Using the power of the Internet
Both Q&As this week came to pass because I happened upon (or was pointed toward) a website trumpeting an idea. It's now cheap and easy -- beyond an investment of time -- to present your point of view to the world, and some local folks are taking advantage of the opportunity.
Here are other ones I've noticed on the subject of housing, development and/or neighborhoods, in alphabetical order:
Baltimore City's Past Present and Future. A blog with photos of past and present community conditions and suggestions for improvement. For instance, on the subject of whether Westport redevelopment will do anything for the wider neighborhood, blogger Spence writes that "we'll have to knock down some barriers in order to make it an all around success." The blogger also keeps a blog about the future of Columbia.
Baltimore Grows. "Real estate, development, and life in Baltimore," as the site notes.
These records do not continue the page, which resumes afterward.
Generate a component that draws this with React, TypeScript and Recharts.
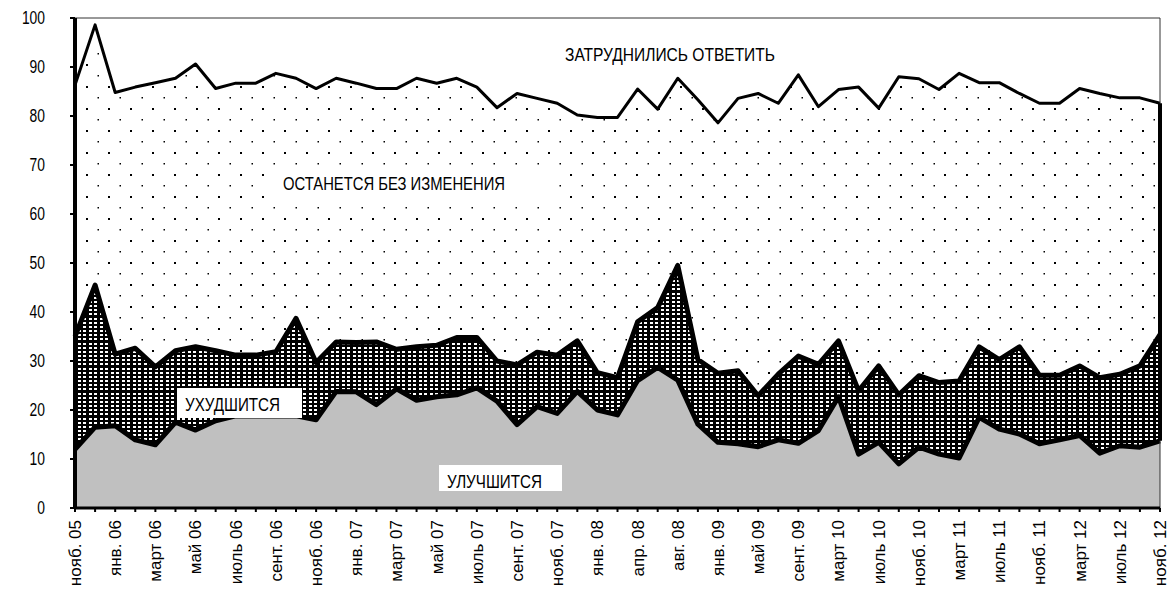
import React from "react";
import {
  ComposedChart,
  Area,
  Line,
  XAxis,
  YAxis,
  ReferenceLine,
} from "recharts";

// survey waves (only every second one is labelled on the axis)
const months = [
  "нояб. 05", "дек. 05", "янв. 06", "февр. 06", "март 06", "апр. 06", "май 06",
  "июнь 06", "июль 06", "авг. 06", "сент. 06", "окт. 06", "нояб. 06", "дек. 06",
  "янв. 07", "февр. 07", "март 07", "апр. 07", "май 07", "июнь 07", "июль 07",
  "авг. 07", "сент. 07", "окт. 07", "нояб. 07", "дек. 07", "янв. 08", "февр. 08",
  "апр. 08", "июнь 08", "авг. 08", "нояб. 08", "янв. 09", "март 09", "май 09",
  "июль 09", "сент. 09", "дек. 09", "март 10", "май 10", "июль 10", "сент. 10",
  "нояб. 10", "янв. 11", "март 11", "май 11", "июль 11", "сент. 11", "нояб. 11",
  "янв. 12", "март 12", "май 12", "июль 12", "сент. 12", "нояб. 12",
];

const improve = [
  12, 16.5, 16.8, 13.9, 12.9, 17.5, 15.9, 17.8, 18.8, 18.8, 18.8, 18.8, 18, 23.8,
  23.7, 21.1, 24.3, 22, 22.7, 23.1, 24.5, 21.8, 17, 20.7, 19.3, 23.8, 20, 19,
  26, 28.7, 26.1, 17.1, 13.4, 13.1, 12.5, 13.9, 13.2, 15.8, 22.7, 11, 13.4, 9,
  12.4, 11, 10.2, 18.5, 16.1, 15.1, 13.1, 13.9, 14.8, 11.2, 12.7, 12.4, 13.7,
];

const worsen = [
  23, 29, 14.6, 18.7, 15.9, 14.6, 17, 14.3, 12.4, 12.4, 13.1, 19.9, 11.7, 10.1,
  10.1, 12.8, 8.1, 10.9, 10.5, 11.7, 10.3, 8.2, 12.2, 11.1, 11.9, 10.3, 7.6, 7.6,
  12, 12.2, 23.4, 13.2, 14.1, 14.9, 10.4, 13.4, 17.8, 13.5, 11.4, 12.9, 15.6, 14.1,
  14.6, 14.6, 15.7, 14.4, 14.2, 17.8, 14, 13.2, 14.2, 15.4, 14.6, 16.6, 21.7,
];

const same = [
  51.3, 53.1, 53.4, 53.3, 58, 55.6, 57.7, 53.5, 55.5, 55.5, 56.8, 49, 55.9, 53.8,
  52.9, 51.7, 53.2, 54.8, 53.5, 52.9, 51.1, 51.7, 55.4, 51.8, 51.4, 46.1, 52.1, 53.1,
  47.5, 40.5, 38.2, 53, 51.1, 55.6, 61.7, 55.3, 57.4, 52.6, 51.3, 62, 52.6, 64.9,
  60.6, 59.8, 62.8, 53.9, 56.5, 51.7, 55.5, 55.5, 56.6, 58, 56.4, 54.7, 47.2,
];

const hard = [
  13.7, 1.4, 15.2, 14.1, 13.2, 12.3, 9.4, 14.4, 13.3, 13.3, 11.3, 12.3, 14.4, 12.3,
  13.3, 14.4, 14.4, 12.3, 13.3, 12.3, 14.1, 18.3, 15.4, 16.4, 17.4, 19.8, 20.3, 20.3,
  14.5, 18.6, 12.3, 16.7, 21.4, 16.4, 15.4, 17.4, 11.6, 18.1, 14.6, 14.1, 18.4, 12,
  12.4, 14.6, 11.3, 13.2, 13.2, 15.4, 17.4, 17.4, 14.4, 15.4, 16.3, 16.3, 17.4,
];

const yTicks = [0, 10, 20, 30, 40, 50, 60, 70, 80, 90, 100];

const data = months.map((m, i) => ({
  month: m,
  improve: improve[i],
  worsen: worsen[i],
  same: same[i],
  hard: hard[i],
}));

const last = months.length - 1;
const NARROW = "'Liberation Sans Narrow', 'Arial Narrow', 'Liberation Sans', sans-serif";
const REGULAR = "'Liberation Sans', Arial, sans-serif";

const MonthTick = (props: any) => {
  const { x, y, payload, index } = props;
  if (index % 2 !== 0) return null;
  const ty = y + 6;
  return (
    <text
      x={x}
      y={ty}
      transform={`rotate(-90, ${x}, ${ty})`}
      textAnchor="end"
      dy="0.35em"
      fontSize={17}
      fontFamily={REGULAR}
      fill="#000"
    >
      {payload.value}
    </text>
  );
};

// narrow-looking value labels on the y axis
const ValueTick = (props: any) => {
  const { x, y, payload } = props;
  const s = String(payload.value);
  const w = s.length * 7.7;
  return (
    <text
      x={x - w}
      y={y}
      dy="0.36em"
      fontSize={18}
      fontFamily={NARROW}
      textLength={w}
      lengthAdjust="spacingAndGlyphs"
      fill="#000"
    >
      {s}
    </text>
  );
};

const Note = ({ box, x, y, w, text }: any) => (
  <g>
    {box && <rect x={box[0]} y={box[1]} width={box[2]} height={box[3]} fill="#fff" />}
    <text
      x={x}
      y={y}
      fontSize={19}
      fontFamily={NARROW}
      textLength={w}
      lengthAdjust="spacingAndGlyphs"
      fill="#000"
    >
      {text}
    </text>
  </g>
);

const denseRows = [1, 5, 9, 13, 18, 22];
const denseCols = [1, 6];

export default function App() {
  return (
    <div style={{ position: "absolute", left: 0, top: 0, width: 1174, height: 591 }}>
      <ComposedChart
        width={1174}
        height={591}
        data={data}
        margin={{ top: 18, right: 14, left: 0, bottom: 0 }}
      >
        <defs>
          <pattern id="sparseDots" patternUnits="userSpaceOnUse" width={22} height={22}>
            <rect width={22} height={22} fill="#fff" />
            <rect x={20} y={20} width={2} height={2} fill="#000" />
            <rect x={9.5} y={9} width={1.5} height={1.5} fill="#000" />
          </pattern>
          <pattern id="denseDots" patternUnits="userSpaceOnUse" width={11} height={25}>
            <rect width={11} height={25} fill="#000" />
            {denseRows.map((ry) =>
              denseCols.map((cx) => (
                <rect key={`${ry}-${cx}`} x={cx} y={ry} width={3} height={2} fill="#fff" />
              ))
            )}
          </pattern>
        </defs>
        <Area dataKey="improve" stackId="a" type="linear" fill="#c0c0c0" fillOpacity={1} stroke="none" isAnimationActive={false} />
        <Area dataKey="worsen" stackId="a" type="linear" fill="url(#denseDots)" fillOpacity={1} stroke="none" isAnimationActive={false} />
        <Area dataKey="same" stackId="a" type="linear" fill="url(#sparseDots)" fillOpacity={1} stroke="none" isAnimationActive={false} />
        <Area dataKey="hard" stackId="a" type="linear" fill="#fff" fillOpacity={1} stroke="none" isAnimationActive={false} />
        <Line
          dataKey={(d: any) => d.improve}
          type="linear"
          stroke="#000"
          strokeWidth={5}
          strokeLinejoin="round"
          dot={false}
          activeDot={false}
          isAnimationActive={false}
        />
        <Line
          dataKey={(d: any) => d.improve + d.worsen}
          type="linear"
          stroke="#000"
          strokeWidth={5}
          strokeLinejoin="round"
          dot={false}
          activeDot={false}
          isAnimationActive={false}
        />
        <Line
          dataKey={(d: any) => d.improve + d.worsen + d.same}
          type="linear"
          stroke="#000"
          strokeWidth={3}
          strokeLinejoin="round"
          dot={false}
          activeDot={false}
          isAnimationActive={false}
        />
        <ReferenceLine y={100} stroke="#333" strokeWidth={1} />
        <ReferenceLine x={months[last]} stroke="#333" strokeWidth={1} />
        <ReferenceLine
          segment={[
            { x: months[last], y: improve[last] },
            { x: months[last], y: improve[last] + worsen[last] + same[last] },
          ]}
          stroke="#000"
          strokeWidth={4}
        />
        <XAxis
          dataKey="month"
          type="category"
          scale="point"
          interval={0}
          height={83}
          axisLine={{ stroke: "#000", strokeWidth: 3 }}
          tickLine={{ stroke: "#000", strokeWidth: 2 }}
          tickSize={4}
          tick={<MonthTick />}
        />
        <YAxis
          type="number"
          domain={[0, 100]}
          ticks={yTicks}
          width={75}
          interval={0}
          axisLine={{ stroke: "#000", strokeWidth: 4 }}
          tickLine={{ stroke: "#000", strokeWidth: 2 }}
          tickSize={5}
          tickMargin={25}
          tick={<ValueTick />}
        />
      </ComposedChart>
      <svg
        width={1174}
        height={591}
        style={{ position: "absolute", left: 0, top: 0, pointerEvents: "none" }}
      >
        <Note x={565} y={61} w={210} text="ЗАТРУДНИЛИСЬ ОТВЕТИТЬ" />
        <Note box={[273, 167, 280, 31]} x={283} y={190} w={222} text="ОСТАНЕТСЯ БЕЗ ИЗМЕНЕНИЯ" />
        <Note box={[177, 388, 125, 30]} x={185} y={411} w={95} text="УХУДШИТСЯ" />
        <Note box={[439, 465, 123, 26]} x={447} y={488} w={95} text="УЛУЧШИТСЯ" />
      </svg>
    </div>
  );
}
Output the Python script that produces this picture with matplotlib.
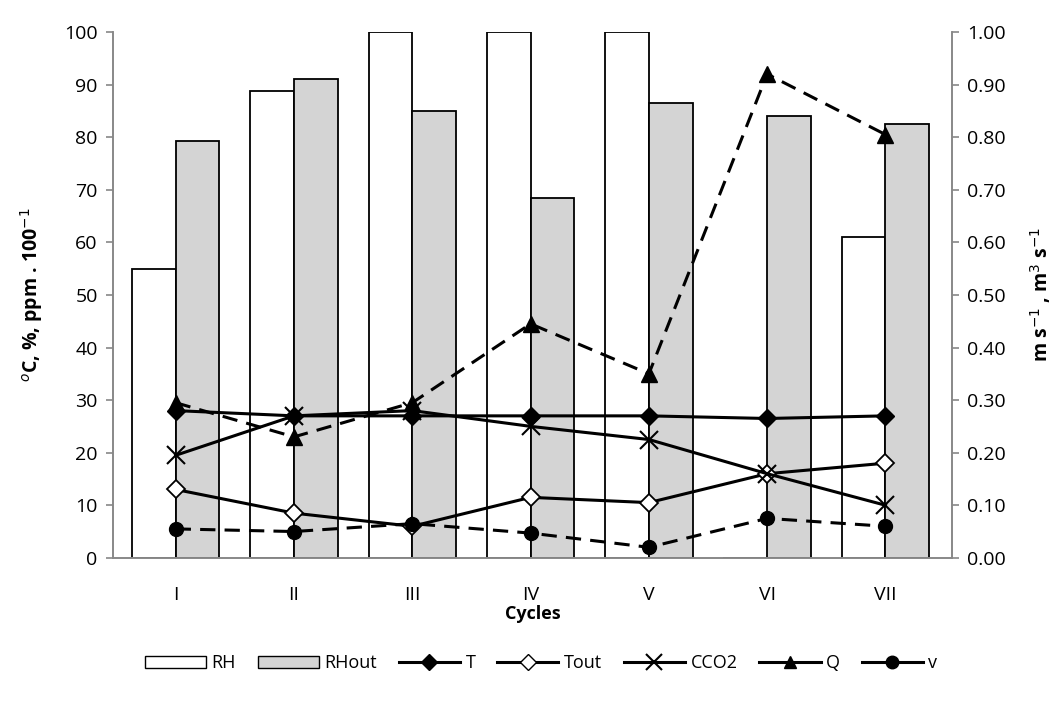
import numpy as np
import matplotlib.pyplot as plt
from matplotlib.lines import Line2D
from matplotlib.patches import Patch

plt.rcParams['font.family'] = ['Open Sans', 'DejaVu Sans']

cycles = ['I', 'II', 'III', 'IV', 'V', 'VI', 'VII']
rh = [55, 88.8, 100, 100, 100, 0, 61]
rh_out = [79.2, 91, 85, 68.5, 86.5, 84, 82.5]
t_in = [28, 27, 27, 27, 27, 26.5, 27]
t_out = [13, 8.5, 6, 11.5, 10.5, 16, 18]
cco2 = [19.5, 27, 28, 25, 22.5, 16, 10]
q = [0.295, 0.23, 0.295, 0.445, 0.35, 0.92, 0.805]
v = [0.055, 0.05, 0.065, 0.047, 0.02, 0.075, 0.06]

x = np.arange(len(cycles))
w = 0.37

fig = plt.figure(figsize=(10.61, 7.07), dpi=100)
ax = fig.add_axes([0.1065, 0.211, 0.7905, 0.7437])
ax2 = ax.twinx()

ax.bar(x - w / 2, rh, w, color='white', edgecolor='black', linewidth=1.3, zorder=2)
ax.bar(x + w / 2, rh_out, w, color='#d4d4d4', edgecolor='black', linewidth=1.3, zorder=2)

ax.plot(x, t_in, '-', color='black', lw=2.2, marker='D', ms=9, zorder=4)
ax.plot(x, t_out, '-', color='black', lw=2.2, marker='D', ms=9, mfc='white', mec='black', mew=1.3, zorder=4)
ax.plot(x, cco2, '-', color='black', lw=2.2, marker='x', ms=13, mew=1.5, zorder=4)
ax2.plot(x, q, '--', color='black', lw=2.2, marker='^', ms=11, dashes=(5, 3), zorder=4)
ax2.plot(x, v, '--', color='black', lw=2.2, marker='o', ms=10, dashes=(5, 3), zorder=4)

ax.set_xlim(-0.53, 6.56)
ax.set_ylim(0, 100)
ax2.set_ylim(0, 1.0)
ax.set_yticks(np.arange(0, 101, 10))
ax2.set_yticks(np.arange(0, 1.01, 0.1))
ax2.set_yticklabels([f'{t:.2f}' for t in np.arange(0, 1.01, 0.1)])
ax.set_xticks(x)
ax.set_xticklabels(cycles)

for a in (ax, ax2):
    a.spines['top'].set_visible(False)
    for s in ('left', 'right', 'bottom'):
        a.spines[s].set_color('#888888')
        a.spines[s].set_linewidth(1.2)
    a.tick_params(axis='y', labelsize=14, colors='#888888', labelcolor='black', length=5, width=1.2, pad=6)
ax.tick_params(axis='x', length=0, labelsize=14, pad=20)

ax.set_xlabel('Cycles', fontsize=13, fontweight='bold', labelpad=1)
ax.set_ylabel('$^{o}$C, %, ppm . 100$^{-1}$', fontsize=14, fontweight='bold', labelpad=14)
ax2.set_ylabel('m s$^{-1}$ , m$^{3}$ s$^{-1}$', fontsize=14, fontweight='bold', labelpad=16)

handles = [
    Patch(facecolor='white', edgecolor='black', label='RH'),
    Patch(facecolor='#d4d4d4', edgecolor='black', label='RHout'),
    Line2D([], [], color='black', lw=2.2, marker='D', ms=8, label='T'),
    Line2D([], [], color='black', lw=2.2, marker='D', ms=8, mfc='white', label='Tout'),
    Line2D([], [], color='black', lw=2.2, marker='x', ms=11, mew=1.5, label='CCO2'),
    Line2D([], [], color='black', lw=2.2, marker='^', ms=9, label='Q'),
    Line2D([], [], color='black', lw=2.2, marker='o', ms=9, label='v'),
]
fig.legend(handles=handles, loc='center', bbox_to_anchor=(0.51, 0.062), ncol=7,
           frameon=False, fontsize=13, handlelength=3.4, columnspacing=1.2, handletextpad=0.3)

fig.savefig('out.png', dpi=100)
Bloggers point readers toward Baltimore-centric news, chat about new restaurants and opine on development proposals. A ongoing poll asks, "Who's Baltimore's Best Mayor?" (Schaefer is winning by a wide margin.)
Baltimore Housing Bubble. Started in 2007, this blog was among a number nationwide that predicted big declines in home values because prices rose much faster than incomes during the earlier buying frenzy. Bloggers Kevin and Adam officially retired the site last October, but they've posted a few times since then.
baltimore john watch. Residents of Washington Village/Pigtown blog about the problem of out-of-town men who troll the neighborhood for prostitutes and sometimes bother women who are not practicing the so-called oldest profession. The bloggers want to turn things around, whether by shaming the men or getting outraged residents to lobby for more city government help. One recent post describes a john, notes his license plate number and says "it is hazardous to one's health to try to pick up respectable women as they're trying to cross the light."
Baltimore Slumlord Watch. This blog -- which says it was started "by a resident who was tired of watching out of town 'investors' and others destroy neighborhoods as a result of their negligence" -- names names, lists addresses, posts photos and tells people which council district each derelict property is in, for ease of complaining to the appropriate council member. About a boarded-up North Fulton Avenue property, the blogger writes: "The owner has seen his fair share of foreclosure hearings and housing court violations — not surprising. We have to wonder is anyone in the city paying attention to this revolving list of names?"
What other local sites or blogs have you seen in this vein? Point me toward a bunch of other ones, and I'll make up a new list.